• _What is required_
Set down the full listing exactly as given. Any pictures are to be left out.

··· Dataset content

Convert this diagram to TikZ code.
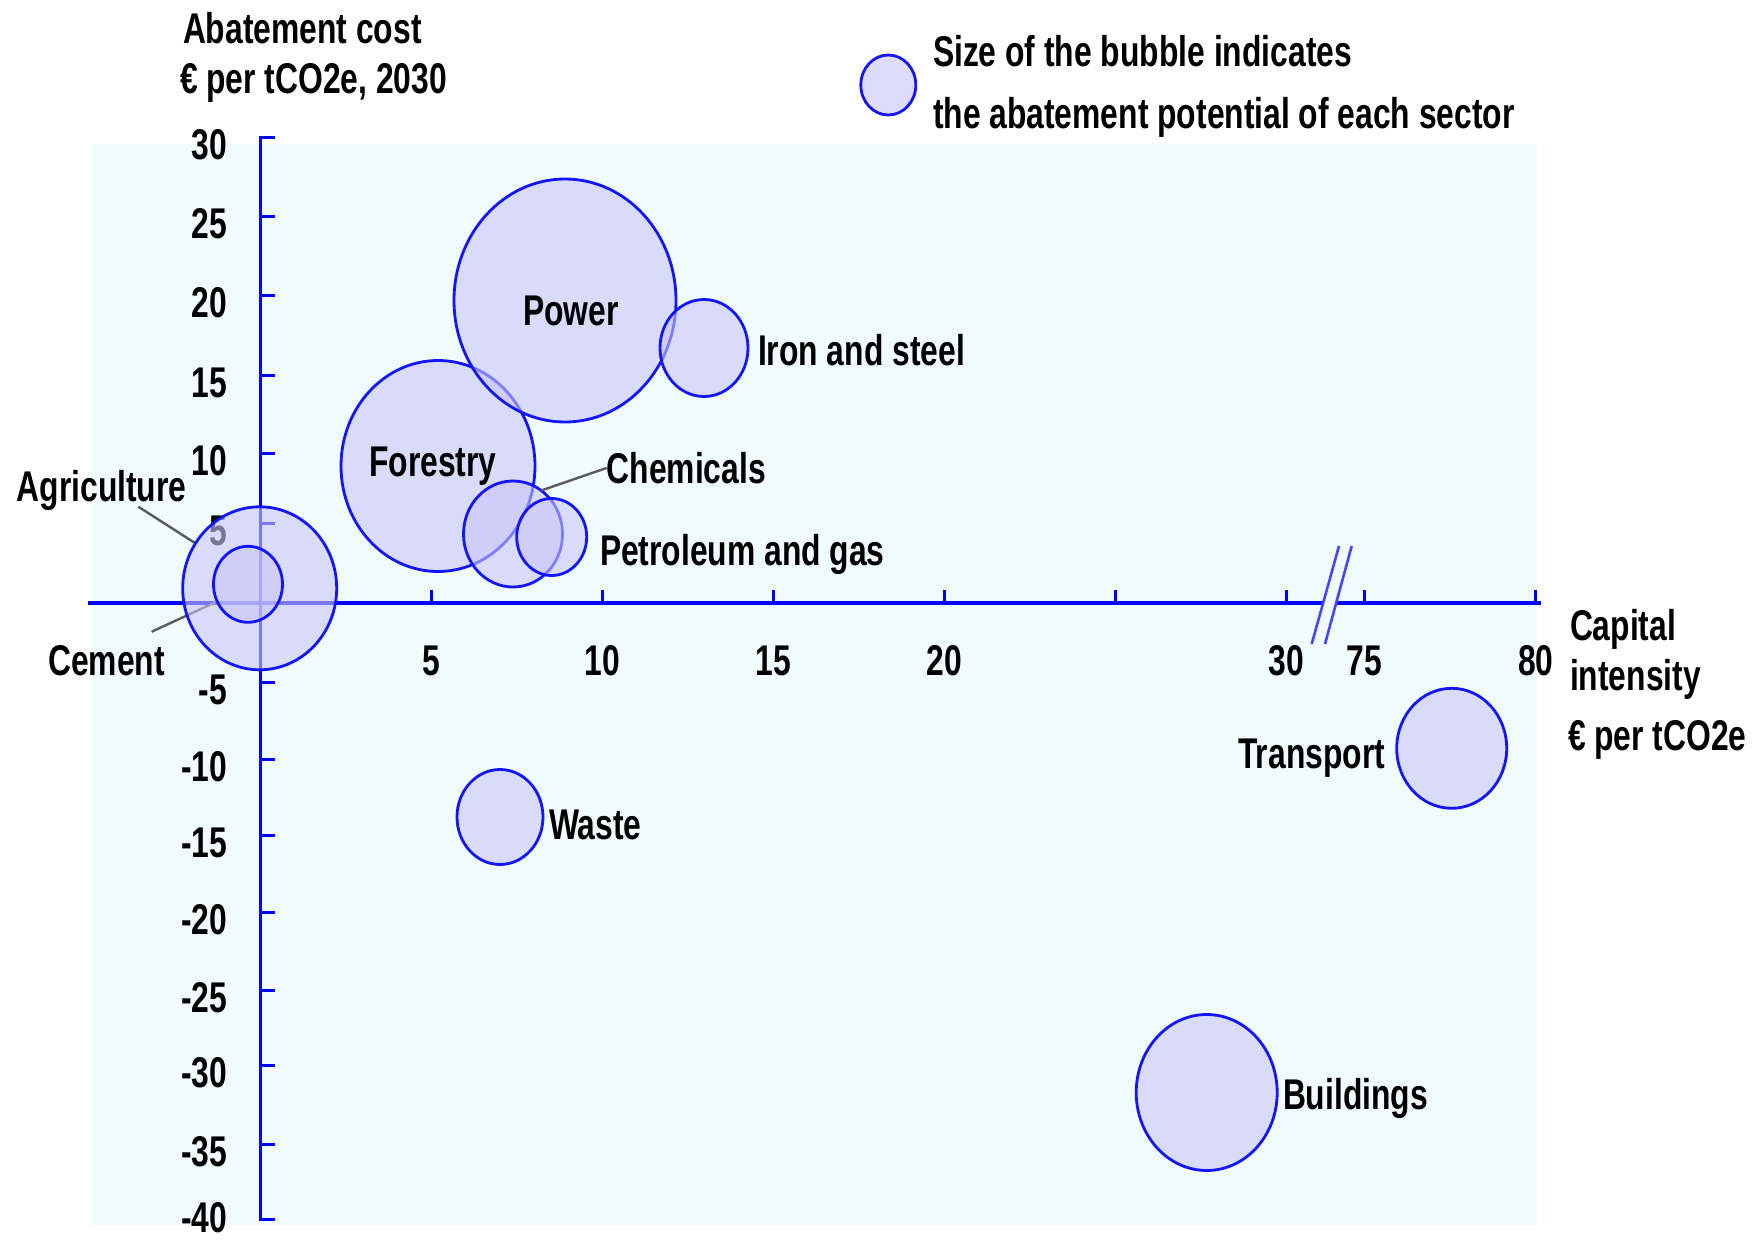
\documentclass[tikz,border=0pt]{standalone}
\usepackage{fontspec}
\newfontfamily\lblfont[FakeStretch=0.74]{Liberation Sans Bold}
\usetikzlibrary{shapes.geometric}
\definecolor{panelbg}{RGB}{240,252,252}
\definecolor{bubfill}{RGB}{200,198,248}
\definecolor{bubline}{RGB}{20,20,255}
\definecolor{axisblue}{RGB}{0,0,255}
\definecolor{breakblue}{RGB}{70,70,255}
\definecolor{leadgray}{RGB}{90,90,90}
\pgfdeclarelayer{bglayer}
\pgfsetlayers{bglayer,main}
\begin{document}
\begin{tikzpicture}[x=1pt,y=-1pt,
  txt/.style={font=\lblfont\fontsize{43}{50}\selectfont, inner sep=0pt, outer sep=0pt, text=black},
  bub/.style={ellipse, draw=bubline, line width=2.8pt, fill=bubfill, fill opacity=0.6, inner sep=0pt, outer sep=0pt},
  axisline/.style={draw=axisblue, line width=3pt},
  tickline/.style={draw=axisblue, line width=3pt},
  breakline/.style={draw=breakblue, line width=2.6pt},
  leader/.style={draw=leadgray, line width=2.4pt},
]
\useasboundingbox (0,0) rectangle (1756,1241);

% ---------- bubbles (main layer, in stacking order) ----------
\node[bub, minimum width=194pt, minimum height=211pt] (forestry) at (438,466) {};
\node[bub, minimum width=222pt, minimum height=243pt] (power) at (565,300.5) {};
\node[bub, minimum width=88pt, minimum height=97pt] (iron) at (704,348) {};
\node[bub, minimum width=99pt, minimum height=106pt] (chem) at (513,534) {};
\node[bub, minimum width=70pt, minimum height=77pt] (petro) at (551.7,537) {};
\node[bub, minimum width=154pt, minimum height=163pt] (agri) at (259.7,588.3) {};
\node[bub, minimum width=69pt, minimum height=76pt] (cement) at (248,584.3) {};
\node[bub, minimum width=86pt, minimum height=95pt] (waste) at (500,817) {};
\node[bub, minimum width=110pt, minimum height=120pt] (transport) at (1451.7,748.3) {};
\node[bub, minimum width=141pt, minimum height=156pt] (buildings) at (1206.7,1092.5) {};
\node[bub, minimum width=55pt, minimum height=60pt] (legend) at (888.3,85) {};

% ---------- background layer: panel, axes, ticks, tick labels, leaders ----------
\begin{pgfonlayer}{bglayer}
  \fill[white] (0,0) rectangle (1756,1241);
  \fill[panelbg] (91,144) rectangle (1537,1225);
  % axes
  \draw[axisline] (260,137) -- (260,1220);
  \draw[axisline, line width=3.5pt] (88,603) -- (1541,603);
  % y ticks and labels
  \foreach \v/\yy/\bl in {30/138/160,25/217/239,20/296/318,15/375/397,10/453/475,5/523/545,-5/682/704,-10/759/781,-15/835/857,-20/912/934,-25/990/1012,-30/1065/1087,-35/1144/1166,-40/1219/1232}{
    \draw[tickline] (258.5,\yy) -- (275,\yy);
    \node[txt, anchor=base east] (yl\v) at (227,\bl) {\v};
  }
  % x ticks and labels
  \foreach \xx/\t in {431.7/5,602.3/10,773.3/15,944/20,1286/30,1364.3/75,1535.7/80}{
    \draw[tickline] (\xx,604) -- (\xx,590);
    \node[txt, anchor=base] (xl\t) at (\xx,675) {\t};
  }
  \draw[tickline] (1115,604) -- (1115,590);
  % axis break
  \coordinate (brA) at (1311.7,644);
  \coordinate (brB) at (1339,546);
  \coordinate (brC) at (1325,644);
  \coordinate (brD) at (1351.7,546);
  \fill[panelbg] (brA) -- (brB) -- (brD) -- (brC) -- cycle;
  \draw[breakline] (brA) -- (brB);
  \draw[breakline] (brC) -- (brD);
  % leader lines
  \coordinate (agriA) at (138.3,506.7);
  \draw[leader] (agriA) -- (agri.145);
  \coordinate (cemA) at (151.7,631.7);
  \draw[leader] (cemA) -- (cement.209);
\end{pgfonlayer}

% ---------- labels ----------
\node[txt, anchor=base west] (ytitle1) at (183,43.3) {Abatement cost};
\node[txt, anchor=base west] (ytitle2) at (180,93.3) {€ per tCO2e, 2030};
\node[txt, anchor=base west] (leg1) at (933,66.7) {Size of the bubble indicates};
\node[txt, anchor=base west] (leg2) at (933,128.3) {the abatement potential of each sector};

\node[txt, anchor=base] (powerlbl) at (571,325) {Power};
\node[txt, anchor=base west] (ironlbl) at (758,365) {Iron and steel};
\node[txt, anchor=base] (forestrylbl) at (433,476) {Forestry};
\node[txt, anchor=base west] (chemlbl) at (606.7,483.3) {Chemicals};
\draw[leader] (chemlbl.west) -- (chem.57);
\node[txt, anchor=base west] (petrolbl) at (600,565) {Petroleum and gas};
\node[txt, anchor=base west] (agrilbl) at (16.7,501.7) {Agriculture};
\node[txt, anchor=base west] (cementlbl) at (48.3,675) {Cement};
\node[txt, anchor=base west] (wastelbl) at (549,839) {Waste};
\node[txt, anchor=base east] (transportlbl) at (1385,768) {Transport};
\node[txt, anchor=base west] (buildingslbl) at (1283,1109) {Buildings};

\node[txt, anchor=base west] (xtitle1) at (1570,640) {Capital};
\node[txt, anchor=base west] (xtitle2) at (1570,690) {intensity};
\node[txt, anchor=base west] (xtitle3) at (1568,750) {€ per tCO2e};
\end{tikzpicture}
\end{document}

······

• _Response to the task_
Convert this diagram to TikZ code.
\documentclass[tikz,border=0pt]{standalone}
\usepackage{fontspec}
\newfontfamily\lblfont[FakeStretch=0.74]{Liberation Sans Bold}
\usetikzlibrary{shapes.geometric}
\definecolor{panelbg}{RGB}{240,252,252}
\definecolor{bubfill}{RGB}{200,198,248}
\definecolor{bubline}{RGB}{20,20,255}
\definecolor{axisblue}{RGB}{0,0,255}
\definecolor{breakblue}{RGB}{70,70,255}
\definecolor{leadgray}{RGB}{90,90,90}
\pgfdeclarelayer{bglayer}
\pgfsetlayers{bglayer,main}
\begin{document}
\begin{tikzpicture}[x=1pt,y=-1pt,
  txt/.style={font=\lblfont\fontsize{43}{50}\selectfont, inner sep=0pt, outer sep=0pt, text=black},
  bub/.style={ellipse, draw=bubline, line width=2.8pt, fill=bubfill, fill opacity=0.6, inner sep=0pt, outer sep=0pt},
  axisline/.style={draw=axisblue, line width=3pt},
  tickline/.style={draw=axisblue, line width=3pt},
  breakline/.style={draw=breakblue, line width=2.6pt},
  leader/.style={draw=leadgray, line width=2.4pt},
]
\useasboundingbox (0,0) rectangle (1756,1241);

% ---------- bubbles (main layer, in stacking order) ----------
\node[bub, minimum width=194pt, minimum height=211pt] (forestry) at (438,466) {};
\node[bub, minimum width=222pt, minimum height=243pt] (power) at (565,300.5) {};
\node[bub, minimum width=88pt, minimum height=97pt] (iron) at (704,348) {};
\node[bub, minimum width=99pt, minimum height=106pt] (chem) at (513,534) {};
\node[bub, minimum width=70pt, minimum height=77pt] (petro) at (551.7,537) {};
\node[bub, minimum width=154pt, minimum height=163pt] (agri) at (259.7,588.3) {};
\node[bub, minimum width=69pt, minimum height=76pt] (cement) at (248,584.3) {};
\node[bub, minimum width=86pt, minimum height=95pt] (waste) at (500,817) {};
\node[bub, minimum width=110pt, minimum height=120pt] (transport) at (1451.7,748.3) {};
\node[bub, minimum width=141pt, minimum height=156pt] (buildings) at (1206.7,1092.5) {};
\node[bub, minimum width=55pt, minimum height=60pt] (legend) at (888.3,85) {};

% ---------- background layer: panel, axes, ticks, tick labels, leaders ----------
\begin{pgfonlayer}{bglayer}
  \fill[white] (0,0) rectangle (1756,1241);
  \fill[panelbg] (91,144) rectangle (1537,1225);
  % axes
  \draw[axisline] (260,137) -- (260,1220);
  \draw[axisline, line width=3.5pt] (88,603) -- (1541,603);
  % y ticks and labels
  \foreach \v/\yy/\bl in {30/138/160,25/217/239,20/296/318,15/375/397,10/453/475,5/523/545,-5/682/704,-10/759/781,-15/835/857,-20/912/934,-25/990/1012,-30/1065/1087,-35/1144/1166,-40/1219/1232}{
    \draw[tickline] (258.5,\yy) -- (275,\yy);
    \node[txt, anchor=base east] (yl\v) at (227,\bl) {\v};
  }
  % x ticks and labels
  \foreach \xx/\t in {431.7/5,602.3/10,773.3/15,944/20,1286/30,1364.3/75,1535.7/80}{
    \draw[tickline] (\xx,604) -- (\xx,590);
    \node[txt, anchor=base] (xl\t) at (\xx,675) {\t};
  }
  \draw[tickline] (1115,604) -- (1115,590);
  % axis break
  \coordinate (brA) at (1311.7,644);
  \coordinate (brB) at (1339,546);
  \coordinate (brC) at (1325,644);
  \coordinate (brD) at (1351.7,546);
  \fill[panelbg] (brA) -- (brB) -- (brD) -- (brC) -- cycle;
  \draw[breakline] (brA) -- (brB);
  \draw[breakline] (brC) -- (brD);
  % leader lines
  \coordinate (agriA) at (138.3,506.7);
  \draw[leader] (agriA) -- (agri.145);
  \coordinate (cemA) at (151.7,631.7);
  \draw[leader] (cemA) -- (cement.209);
\end{pgfonlayer}

% ---------- labels ----------
\node[txt, anchor=base west] (ytitle1) at (183,43.3) {Abatement cost};
\node[txt, anchor=base west] (ytitle2) at (180,93.3) {€ per tCO2e, 2030};
\node[txt, anchor=base west] (leg1) at (933,66.7) {Size of the bubble indicates};
\node[txt, anchor=base west] (leg2) at (933,128.3) {the abatement potential of each sector};

\node[txt, anchor=base] (powerlbl) at (571,325) {Power};
\node[txt, anchor=base west] (ironlbl) at (758,365) {Iron and steel};
\node[txt, anchor=base] (forestrylbl) at (433,476) {Forestry};
\node[txt, anchor=base west] (chemlbl) at (606.7,483.3) {Chemicals};
\draw[leader] (chemlbl.west) -- (chem.57);
\node[txt, anchor=base west] (petrolbl) at (600,565) {Petroleum and gas};
\node[txt, anchor=base west] (agrilbl) at (16.7,501.7) {Agriculture};
\node[txt, anchor=base west] (cementlbl) at (48.3,675) {Cement};
\node[txt, anchor=base west] (wastelbl) at (549,839) {Waste};
\node[txt, anchor=base east] (transportlbl) at (1385,768) {Transport};
\node[txt, anchor=base west] (buildingslbl) at (1283,1109) {Buildings};

\node[txt, anchor=base west] (xtitle1) at (1570,640) {Capital};
\node[txt, anchor=base west] (xtitle2) at (1570,690) {intensity};
\node[txt, anchor=base west] (xtitle3) at (1568,750) {€ per tCO2e};
\end{tikzpicture}
\end{document}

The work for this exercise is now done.